How are changes in computing driving interest in related fields among undergraduates? How will an influx of graduates with computer science and information science skills affect the computing workforce?
Associate Professor Victoria Stodden will address questions like these in a panel discussion next week at the Workshop on the Growth of Computer Science Undergraduate Enrollments. The event is organized by the The National Academies of Sciences, Engineering, and Medicine's Committee on the Growth of Undergraduate Computer Science Enrollments and will be held on August 15 in Washington, DC. Through discussions at the workshop, the committee hopes to gather data, input, and perspectives that will inform their study of the educational environment and profession of computing fields.
Stodden will participate in the workshop’s opening session, "Dimensions of Computing," during which she and other speakers will discuss their experiences and present challenges or opportunities for consideration.
Stodden is a leading figure in the area of reproducibility in computational science, exploring how we can better ensure the reliability and usefulness of scientific results in the face of increasingly sophisticated computational approaches to research.
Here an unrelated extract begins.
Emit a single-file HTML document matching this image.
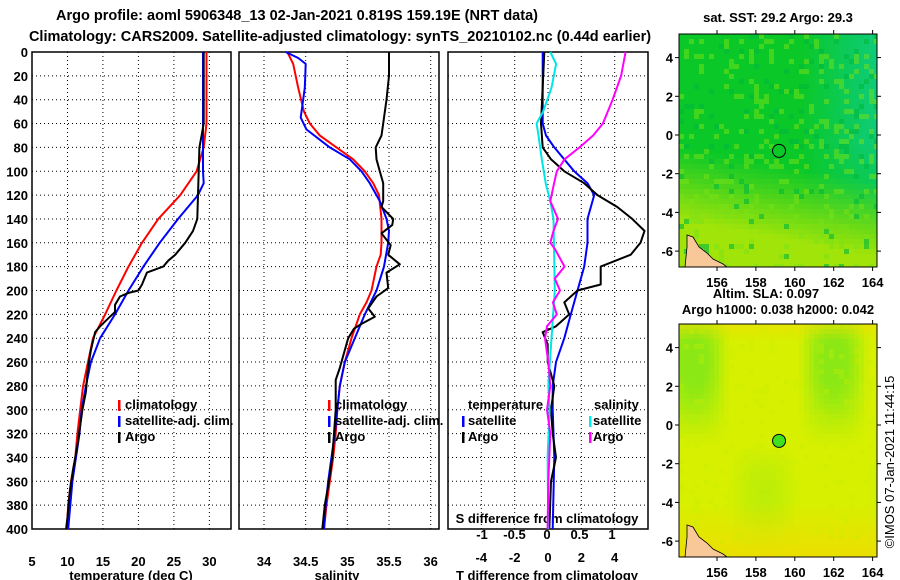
<!DOCTYPE html>
<html><head><meta charset="utf-8"><style>
html,body{margin:0;padding:0;background:#fff;}
svg{display:block;font-family:"Liberation Sans",sans-serif;font-weight:bold;}
</style></head><body>
<svg id="c" width="900" height="580" xmlns="http://www.w3.org/2000/svg">
<text x="297" y="20" font-size="14.5" text-anchor="middle">Argo profile: aoml 5906348_13 02-Jan-2021 0.819S 159.19E (NRT data)</text>
<text x="340" y="41" font-size="14.5" text-anchor="middle">Climatology: CARS2009. Satellite-adjusted climatology: synTS_20210102.nc (0.44d earlier)</text>
<g id="g"></g>
</svg>
<script>
// ---------- data ----------
const yTicks=[0,20,40,60,80,100,120,140,160,180,200,220,240,260,280,300,320,340,360,380,400];
const tTicks=[5,10,15,20,25,30];
const sTicks=[34,34.5,35,35.5,36];
const tdTicks=[-4,-2,0,2,4];
const sdTicks=[-1,-0.5,0,0.5,1];
const lonTicks=[156,158,160,162,164];
const latTicks=[4,2,0,-2,-4,-6];

const tClimD=[0,60,80,100,120,140,160,180,200,220,240,260,280,300,320,340,360,380,400];
const tClimV=[29.6,29.6,29.2,28.2,25.9,22.8,20.5,18.6,16.9,15.3,13.6,12.9,12.2,11.8,11.4,11.1,10.5,10.1,9.9];
const tSatD=[0,100,110,120,140,160,180,200,220,240,260,280,300,320,340,360,380,400];
const tSatV=[29.1,29.1,29.2,28.4,25.6,23.0,20.7,18.6,16.7,14.6,13.3,12.6,12.0,11.7,11.2,10.7,10.4,10.1];
const tArgoD=[0,60,70,80,100,120,140,150,160,170,175,180,185,195,200,202,205,212,218,222,230,235,250,265,285,300,330,350,370,390,400];
const tArgoV=[29.2,29.2,28.9,28.6,28.5,28.4,28.3,27.7,26.6,25.2,24.2,23.5,21.2,20.5,20.0,18.6,17.4,16.7,16.7,16.0,14.6,13.9,13.3,12.9,12.6,12.1,11.4,10.8,10.3,10.0,9.8];

const sClimD=[0,10,30,50,60,70,80,90,100,110,120,140,160,170,180,200,210,220,240,260,280,300,320,340,360,380,400];
const sClimV=[34.28,34.35,34.41,34.48,34.55,34.67,34.87,35.07,35.21,35.31,35.38,35.41,35.41,35.40,35.35,35.29,35.23,35.15,35.05,34.97,34.91,34.88,34.86,34.83,34.79,34.75,34.72];
const sSatD=[0,5,10,30,55,65,80,90,100,110,125,140,150,160,180,200,220,240,260,280,300,320,340,360,380,400];
const sSatV=[34.26,34.41,34.50,34.49,34.44,34.51,34.79,35.03,35.17,35.27,35.39,35.47,35.50,35.49,35.44,35.35,35.21,35.09,34.97,34.91,34.88,34.85,34.81,34.77,34.74,34.72];
const sArgoD=[0,20,40,60,70,80,90,100,110,125,130,140,145,152,162,170,178,185,198,205,215,222,228,232,240,250,265,275,300,320,340,360,380,400];
const sArgoV=[35.50,35.50,35.47,35.43,35.41,35.34,35.35,35.39,35.43,35.43,35.41,35.55,35.54,35.41,35.52,35.49,35.63,35.47,35.49,35.35,35.25,35.33,35.17,35.08,35.01,34.97,34.91,34.86,34.86,34.84,34.82,34.78,34.73,34.70];

const dTSatD=[0,60,70,80,100,110,120,140,160,180,200,220,240,260,280,300,340,400];
const dTSatV=[-0.32,-0.32,-0.12,0.38,1.57,2.37,2.77,2.37,2.37,2.17,1.77,1.37,0.98,0.48,0.28,0.28,0.38,0.28];
const dTArgoD=[0,60,80,90,100,110,120,130,140,150,160,170,180,195,200,210,220,230,235,245,260,280,300,320,340,360,400];
const dTArgoV=[-0.22,-0.42,-0.32,0.18,0.98,2.17,2.97,4.16,5.05,5.79,5.55,4.96,3.16,3.16,1.77,0.98,1.27,0.48,-0.32,-0.02,-0.02,0.38,0.18,0.28,0.48,0.18,0.08];
const dSSatD=[0,10,30,50,60,70,90,110,125,140,200,240,280,300,340,400];
const dSSatV=[0.05,0.14,0.07,-0.06,-0.16,-0.13,-0.08,-0.02,0.05,0.10,0.12,0.07,0.02,0.04,0.01,0.02];
const dSArgoD=[0,20,40,60,70,80,90,100,110,125,140,150,160,165,180,190,200,210,220,230,240,260,280,300,320,360,400];
const dSArgoV=[1.21,1.14,1.01,0.86,0.71,0.50,0.27,0.15,0.11,0.05,0.17,0.10,0.05,0.12,0.27,0.12,0.20,0.09,0.15,0.0,-0.03,0.02,0.05,0.0,0.05,0.02,0.01];

// ---------- helpers ----------
const NS='http://www.w3.org/2000/svg';
const G=document.getElementById('g');
const FS=13;
function mk(tag,at,parent){const e=document.createElementNS(NS,tag);for(const k in at)e.setAttribute(k,at[k]);(parent||G).appendChild(e);return e;}
function txt(x,y,s,size,anchor,name){const e=mk('text',{x:x,y:y,'font-size':size,'text-anchor':anchor});e.textContent=s;

return e;}
const Y0=52,Y1=529;
const yS=d=>Y0+(Y1-Y0)*d/400;

function panel(x0,x1,xmin,xmax,ticks,name,labelY){
  const xs=v=>x0+(x1-x0)*(v-xmin)/(xmax-xmin);
  const g=mk('g',{});
  
  
  yTicks.forEach(d=>{if(d>0&&d<400){const l=mk('line',{x1:x0,x2:x1,y1:yS(d),y2:yS(d),stroke:'#000','stroke-width':1,'stroke-dasharray':'1,3'},g);
    
    }});
  ticks.forEach(v=>{const X=xs(v);if(X>x0+1&&X<x1-1){const l=mk('line',{x1:X,x2:X,y1:Y0,y2:Y1,stroke:'#000','stroke-width':1,'stroke-dasharray':'1,3'},g);
    
    }
    if(labelY)txt(X,labelY,String(v),FS,'middle','x-tick-label');});
  const r=mk('rect',{x:x0,y:Y0,width:x1-x0,height:Y1-Y0,fill:'none',stroke:'#000','stroke-width':1.5},g);
  
  
  return xs;
}
function line(xs,D,V,color,w,name){
  const p=D.map((d,i)=>xs(V[i]).toFixed(1)+','+yS(d).toFixed(1)).join(' ');
  const e=mk('polyline',{points:p,fill:'none',stroke:color,'stroke-width':w,'stroke-linejoin':'round'});
  
  
}
function legBar(x,y,color){const e=mk('rect',{x:x,y:y-10,width:2.5,height:11,fill:color});
  
  }

// ---------- temperature panel ----------
const xT=panel(32,231,5,33.05,tTicks,'temperature-panel',566);
yTicks.forEach(d=>txt(28,yS(d)+5,String(d),FS,'end','y-tick-label'));
line(xT,tClimD,tClimV,'#ff0000',2,'temp-climatology-line');
line(xT,tSatD,tSatV,'#0000ff',2,'temp-satellite-line');
line(xT,tArgoD,tArgoV,'#000',2,'temp-argo-line');
txt(131,580,'temperature (deg C)',FS,'middle','temp-x-axis-title');
legBar(118,410,'#f00');txt(125,409,'climatology',FS,'start','legend-climatology');
legBar(118,426,'#00f');txt(125,425,'satellite-adj. clim.',FS,'start','legend-satellite');
legBar(118,442,'#000');txt(125,441,'Argo',FS,'start','legend-argo');

// ---------- salinity panel ----------
const xS=panel(239,439,33.7,36.1,sTicks,'salinity-panel',566);
line(xS,sClimD,sClimV,'#ff0000',2,'sal-climatology-line');
line(xS,sSatD,sSatV,'#0000ff',2,'sal-satellite-line');
line(xS,sArgoD,sArgoV,'#000',2,'sal-argo-line');
txt(337,580,'salinity',FS,'middle','sal-x-axis-title');
legBar(328,410,'#f00');txt(335,409,'climatology',FS,'start','sal-legend-climatology');
legBar(328,426,'#00f');txt(335,425,'satellite-adj. clim.',FS,'start','sal-legend-satellite');
legBar(328,442,'#000');txt(335,441,'Argo',FS,'start','sal-legend-argo');

// ---------- difference panel ----------
const xD=panel(448,648,-6,6,tdTicks,'difference-panel',562);
const xSD=v=>547+65*v;
sdTicks.forEach(v=>txt(xSD(v),539,String(v),FS,'middle','s-diff-tick-label'));
txt(547,523,'S difference from climatology',FS,'middle','s-diff-axis-title');
txt(547,580,'T difference from climatology',FS,'middle','t-diff-axis-title');
line(xD,dTSatD,dTSatV,'#0000ff',2,'tdiff-satellite-line');
line(xD,dTArgoD,dTArgoV,'#000',2,'tdiff-argo-line');
line(xSD,dSSatD,dSSatV,'#00e5e5',2,'sdiff-satellite-line');
line(xSD,dSArgoD,dSArgoV,'#ff00ff',2,'sdiff-argo-line');
txt(468,409,'temperature',FS,'start','legend-temperature-heading');
legBar(462,426,'#00f');txt(468,425,'satellite',FS,'start','legend-t-satellite');
legBar(462,442,'#000');txt(468,441,'Argo',FS,'start','legend-t-argo');
txt(594,409,'salinity',FS,'start','legend-salinity-heading');
legBar(589,426,'#0ee');txt(593,425,'satellite',FS,'start','legend-s-satellite');
legBar(589,442,'#f0f');txt(593,441,'Argo',FS,'start','legend-s-argo');

// ---------- maps ----------
function hash(i,j){let h=(i*374761393+j*668265263)^0x5bd1e995;h=(h^(h>>>13))*1274126177;return ((h^(h>>>16))>>>0)/4294967296;}
function map(top,name,colorFn,circFill){
  const x0=679,x1=877,y0=top,y1=top+233;
  const lonS=v=>717+(v-156)*19.45, latS=v=>(top+101)-v*19.35;
  const g=mk('g',{});
  
  
  const cs=5;
  for(let j=0;j*cs<y1-y0;j++)for(let i=0;i*cs<x1-x0;i++){
    mk('rect',{x:x0+i*cs,y:y0+j*cs,width:Math.min(cs,x1-x0-i*cs),height:Math.min(cs,y1-y0-j*cs),fill:colorFn(i/40,j/47,hash(i,j))},g);
  }
  const coast=mk('polygon',{points:`${x0+8},${y1-32} ${x0+14},${y1-30} ${x0+20},${y1-20} ${x0+28},${y1-14} ${x0+34},${y1-8} ${x0+38},${y1-6} ${x0+44},${y1-3} ${x0+48},${y1} ${x0+6},${y1} ${x0+8},${y1-20}`,fill:'#f8c898',stroke:'#000','stroke-width':0.8},g);
  
  
  const c=mk('circle',{cx:lonS(159.19),cy:latS(-0.82),r:6.5,fill:circFill,stroke:'#000','stroke-width':1},g);
  
  
  const fr=mk('rect',{x:x0,y:y0,width:x1-x0,height:y1-y0,fill:'none',stroke:'#000','stroke-width':1},g);
  
  
  lonTicks.forEach(v=>{const X=lonS(v);mk('line',{x1:X,x2:X,y1:y0-4,y2:y0,stroke:'#000'},g);mk('line',{x1:X,x2:X,y1:y1,y2:y1+4,stroke:'#000'},g);
    txt(X,y1+20,String(v),FS,'middle','map-lon-label');});
  latTicks.forEach(v=>{const Y=latS(v);mk('line',{x1:x0-4,x2:x0,y1:Y,y2:Y,stroke:'#000'},g);mk('line',{x1:x1,x2:x1+4,y1:Y,y2:Y,stroke:'#000'},g);
    txt(673,Y+5,String(v),FS,'end','map-lat-label');});
}
function mix(a,b,t){t=Math.max(0,Math.min(1,t));return a.map((v,k)=>Math.round(v+(b[k]-v)*t));}
function rgb(c){return `rgb(${c[0]},${c[1]},${c[2]})`;}
map(34,'sst-map',(u,v,n)=>{
  let c=[10,200,40];
  c=mix(c,[16,205,160],(u-0.6)*1.8*(1-Math.max(0,v-0.45)*2.5));
  c=mix(c,[160,228,10],(v-0.55)*3.2-(u*0.5)+0.25);
  if(n>0.85)c=mix(c,[120,225,20],0.5);
  if(n<0.07)c=mix(c,[0,185,60],0.6);
  return rgb(c);
},'none');
map(324,'sla-map',(u,v,n)=>{
  let c=[215,240,0];
  const g=Math.max(0,Math.sin(u*9+1)*Math.sin(v*5+0.6))*(1-v)*1.4;
  c=mix(c,[140,232,20],g);
  c=mix(c,[245,215,0],Math.max(0,(v-0.75)*3));
  c=mix(c,[240,220,0],Math.max(0,(0.06-v)*8));
  if(n>0.9)c=mix(c,[200,236,0],0.3);
  return rgb(c);
},'#40e020');
txt(778,22,'sat. SST: 29.2 Argo: 29.3',FS,'middle','sst-map-title');
txt(766,298,'Altim. SLA: 0.097',FS,'middle','sla-value-label');
txt(778,314,'Argo h1000: 0.038 h2000: 0.042',FS,'middle','sla-map-title');
const cr=txt(0,0,'©IMOS 07-Jan-2021 11:44:15',FS,'middle','copyright-timestamp');
cr.setAttribute('font-weight','normal');
cr.setAttribute('transform','translate(894,462) rotate(-90)');
</script>
</body></html>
Her work addresses a wide range of topics, including standards of openness for data and code sharing, legal and policy barriers to disseminating reproducible research, robustness in replicated findings, cyberinfrastructure to enable reproducibility, and scientific publishing practices.
At Illinois, she holds affiliate appointments at the National Center for Supercomputing Applications (NCSA), College of Law, Department of Statistics, and Department of Computer Science. Stodden earned both her PhD in statistics and her law degree from Stanford University. She also holds a master’s degree in economics from the University of British Columbia and a bachelor’s degree in economics from the University of Ottawa.